Thanks. I know folks often make that distinction, but I find it's artificial. After all, we're defined by our actions. Given this, I don't see a significant difference between telling someone "Your actions are X" vs. "You are an X". And I'm not alone in this. After all, IRL, do people really react much better to the former than the latter?
Also, "nonsense" is gratuitious, unless something really is egregious, which my point clearly wasn't. After all, I wasn't claiming I've built a perpetual motion machine! One can just say they disagree, and explain why. [Yes, if someone takes a swing at you, I can understand swinging back with equally strong language, but that wasn't the case here.] But it's OK.
That being said, I understand the business rationale as you described.
I just don’t think that in 2023, the overall position of “it’s fine for Apple to charge a 10x markup on storage so they can continue to offer their cheapest MacBook for $999” can be justified.
But then if you were Apple, and wanted to maintain your profit margins, what would be your alternative?
I.e. (the recent downturn aside), this has been an extraordinarily successful strategy for Apple (look at the sales of the M1 devices when they were introduced, which had—IIRC—the same storage pricing). What's your alternative to maintain their profitability?
Or are you instead telling Apple: "You need to accept lower profits, because your pricing strategy is unfair?" What company would do that? The only case in which I know a company has been forced into that is if they have a monopoly on a product segment, and Apple's Mac line doesn't represent a monopoly within the personal computer segment.
Plus if you need a lot of RAM or storage, and don't want to pay Apple's upgrade prices, you do have an alternative: Buy a used model or, better still, a used model from the previous generation (yes, for the 15" Air, you'll need to wait a year).

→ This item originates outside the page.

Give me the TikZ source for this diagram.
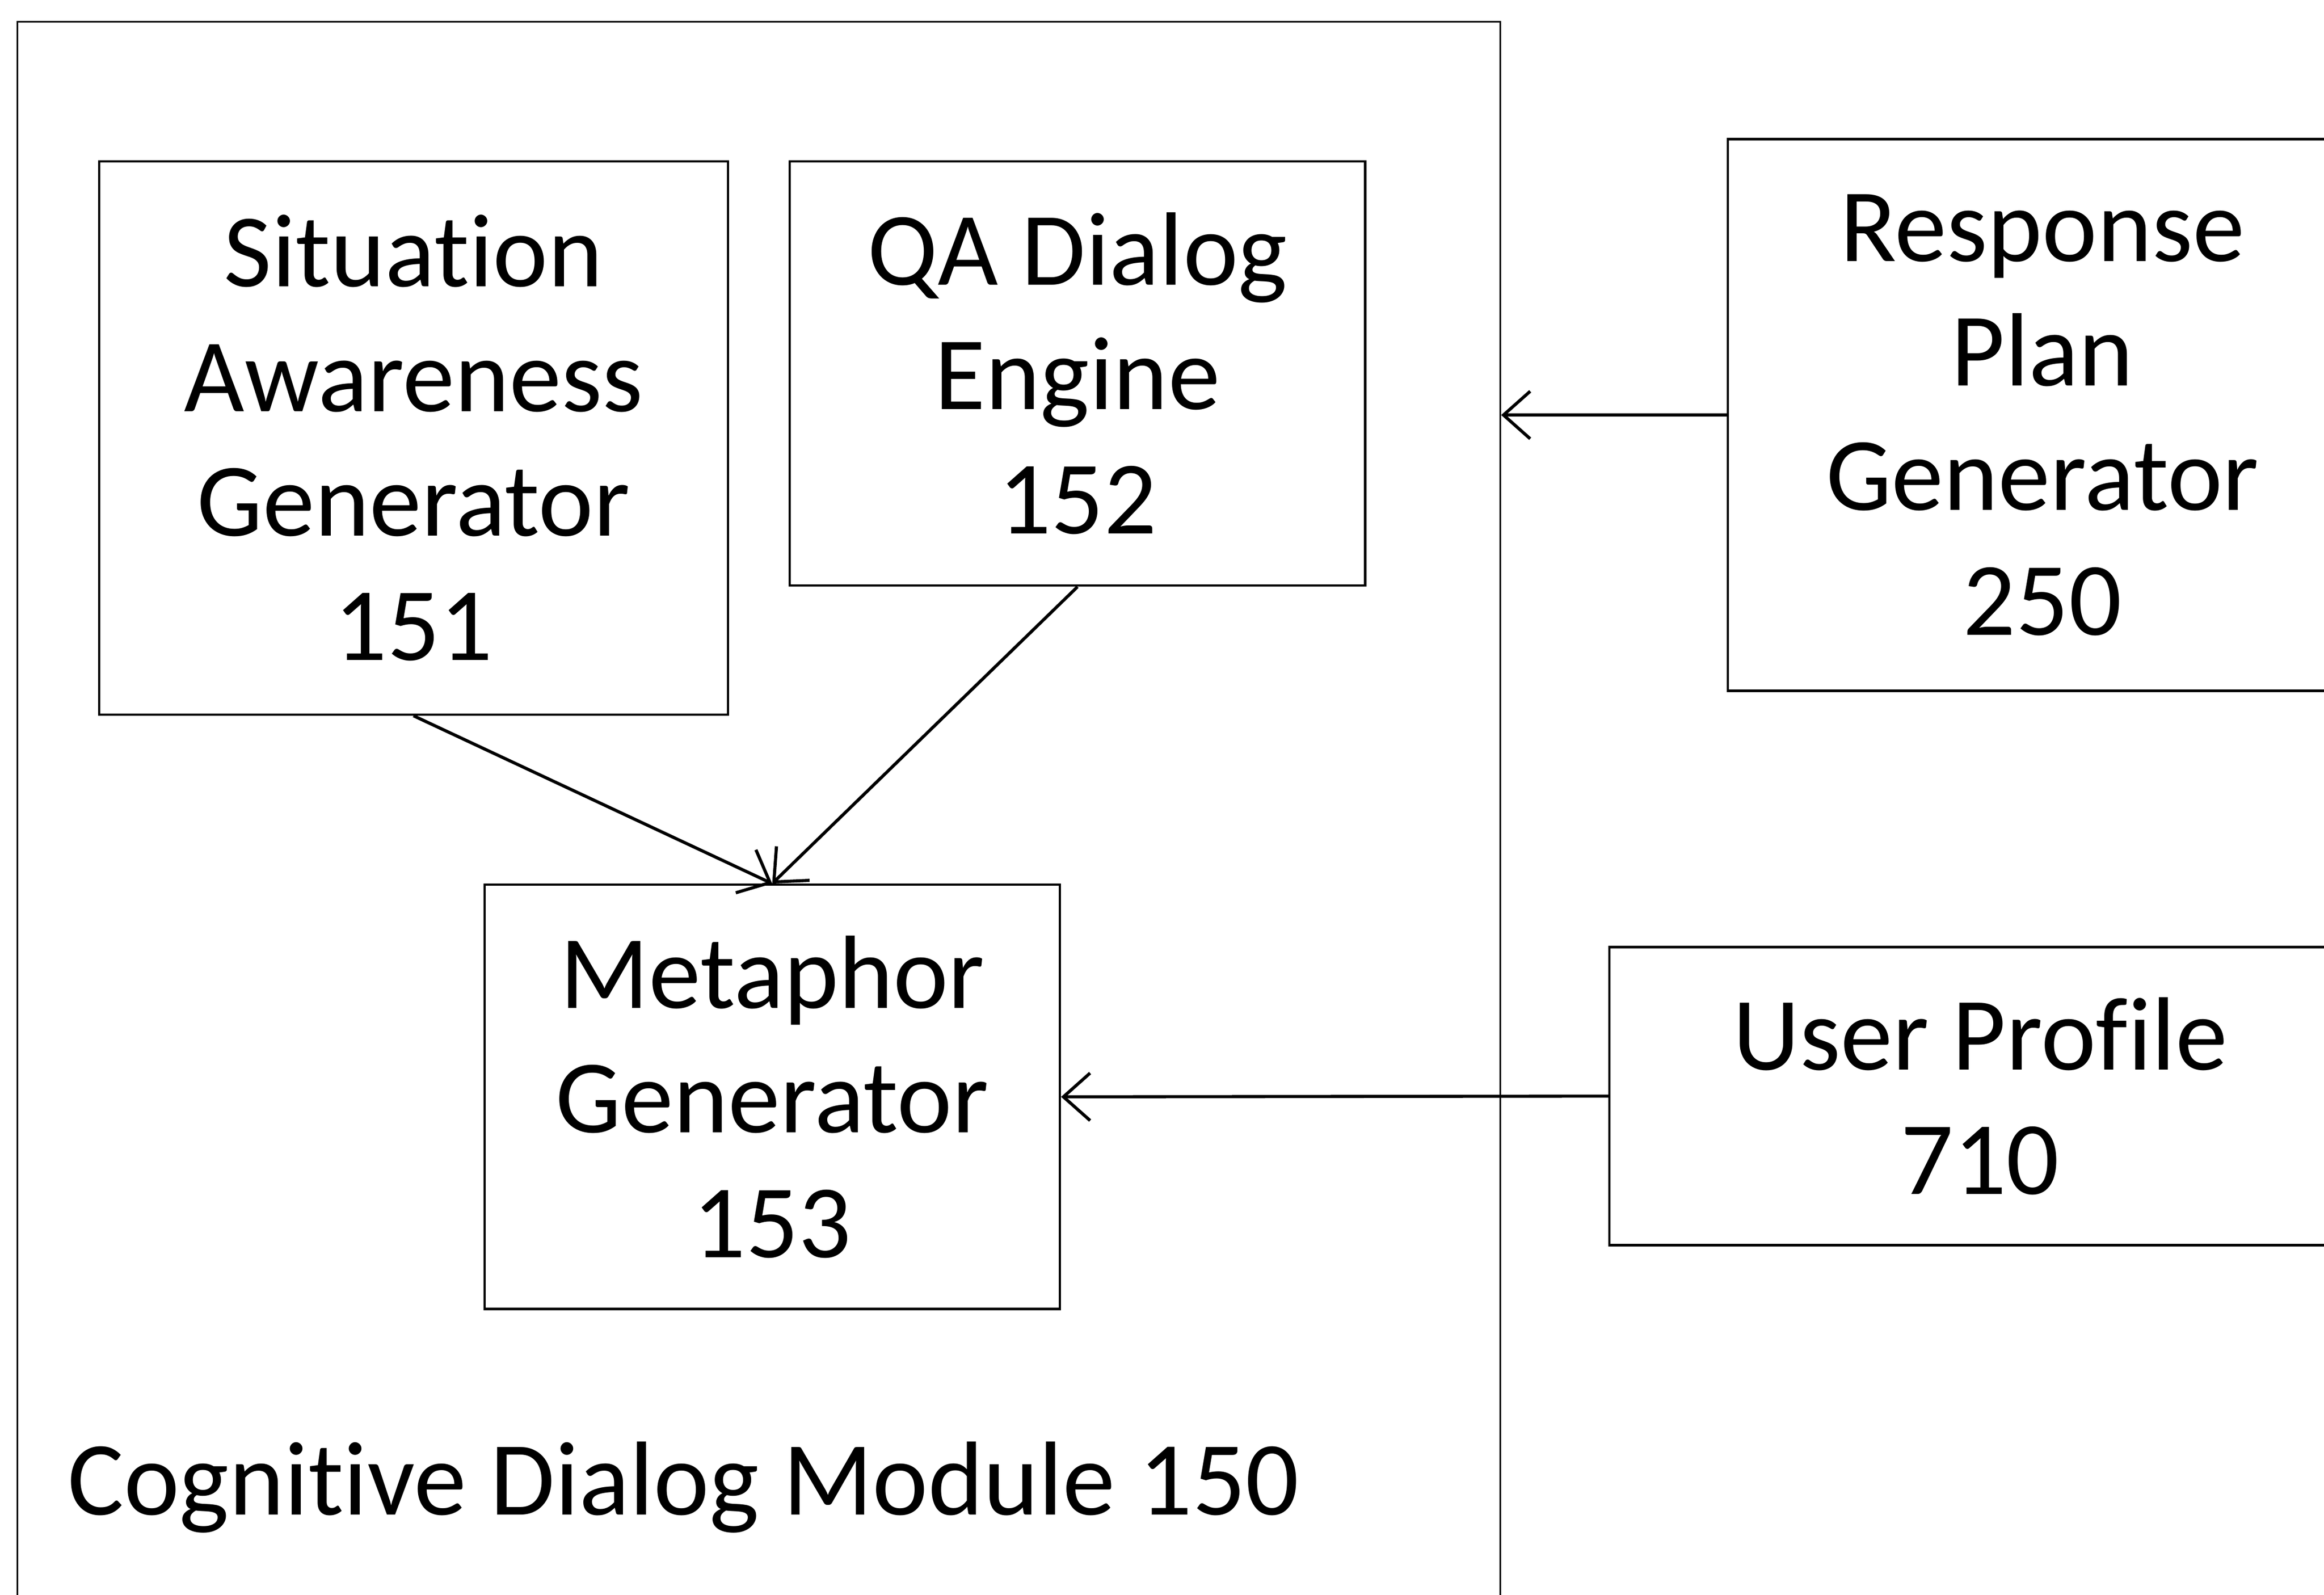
\documentclass[tikz,border=0pt]{standalone}
\usepackage{fontspec}
\setmainfont{Carlito}[Ligatures=NoCommon]
\usetikzlibrary{arrows.meta}

\tikzset{
    block/.style={draw, line width=0.45pt, inner sep=0pt, align=center,
        font=\fontsize{20}{23.9}\selectfont},
    link/.style={-{Straight Barb[length=1.8mm, width=3.2mm]}, line width=0.6pt},
}

\begin{document}
\begin{tikzpicture}[x=0.01cm, y=-0.01cm]
    \useasboundingbox (0, 0) rectangle (1568, 1076);
    \clip (0, 0) rectangle (1568, 1076);

    % module frame, runs off the bottom
    \node [draw, line width=0.3pt, inner sep=0pt, minimum width=10cm, minimum height=11cm] (cdm) at (512, 565) {};
    \node [anchor=base west, inner sep=0pt, font=\fontsize{20.2}{24}\selectfont] (cdmlabel) at (45, 1022) {Cognitive Dialog Module 150};

    \node [block, minimum width=4.24cm, minimum height=3.73cm] (sag) at (279, 295.5) {Situation\\Awareness\\Generator\\151};
    \node [block, minimum width=3.88cm, minimum height=2.86cm] (qa) at (727, 252) {QA Dialog\\Engine\\152};
    \node [block, minimum width=3.88cm, minimum height=2.86cm] (meta) at (521, 740) {Metaphor\\Generator\\153};

    % boxes outside the module, cut by the right edge
    \node [block, minimum width=4.24cm, minimum height=3.72cm] (resp) at (1378, 280) {Response\\Plan\\Generator\\250};
    \node [block, minimum width=5cm, minimum height=2.01cm] (user) at (1336, 739.5) {User Profile\\710};

    \draw [link] (sag.south) -- (meta.north);
    \draw [link] (qa.south) -- (meta.north);
    \draw [link] (resp.west) -- (resp.west -| cdm.east);
    \draw [link] (user.west) -- (meta.east);
\end{tikzpicture}
\end{document}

For instance, a new 16" M2 Pro MBP with 32 GB RAM, a 2 TB SSD, and 2 years of AC+ is $3,800. You can get exactly that used, in an M1 version, for <$2,000 --
about half the cost. Here's a 13-month-old 16" M1 Pro MacBook Pro with a 2 TB SSD and 32 GB RAM,
with AppleCare+ through June 2025: "Comes with all original items. Apple Care expires June 2025. Included is a USB-c Hub. Item has little to no scratches or defects. I used a Hard Shell Cover originally."